Si le code de conduite du Parlement européen n’interdit pas cette pratique aux eurodéputés, cette double activité fait planer un soupçon de lobbying déguisé sur leurs activités.

“Le problème avec les avocats, c'est qu'il y a le secret professionnel : on ne sait pas quelles entreprises les députés représentent dans leur activité secondaire”, lance Felix Reda, ancien député allemand du parti Pirate. “Travailler en parallèle en tant qu’avocat, je ne dis pas que cela vaut pour tout le monde, mais cela permet en quelque sorte de légaliser la corruption”, tranche pour sa part Daniel Freund, eurodéputé Les Verts.

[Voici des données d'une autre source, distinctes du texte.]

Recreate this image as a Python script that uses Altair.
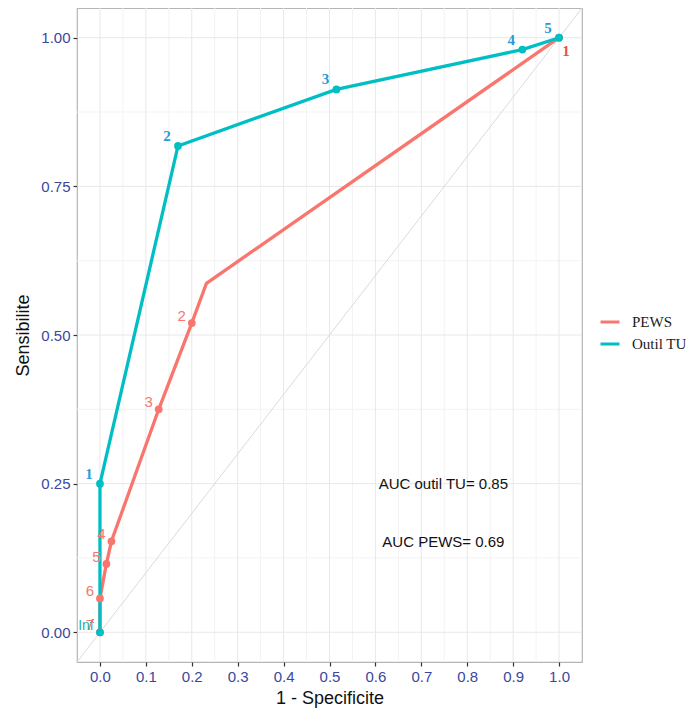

"Une responsabilité individuelle"

Au Parlement, le comité consultatif doit désormais contrôler de manière proactive le respect par les députés du code de conduite et de ses mesures d’application. Un travail mis en doute par certaines ONG . “Nous avons déposé des plaintes auprès du Parlement européen mais les résultats ont toujours été très insatisfaisants car il semble qu’aucune investigation n’ait été menée”, regrette Paul de Clerck, coordinateur au bureau bruxellois de l’association Les Amis de la Terre. Le comité rappelle que le respect du code de conduite relève avant tout de "la responsabilité individuelle" de chaque député."

Contactés par Mammouth, les députés-avocats réfutent pour leur part tout lobbying. Rainer Wieland, un eurodéputé qui a travaillé sur les questions de transparence pour le PPE, défend la liberté des parlementaires. Pour lui, “il n’y a qu’une seule personne qui peut juger” si les députés se placent en situation de conflit d’intérêts : “c’est l’électeur”.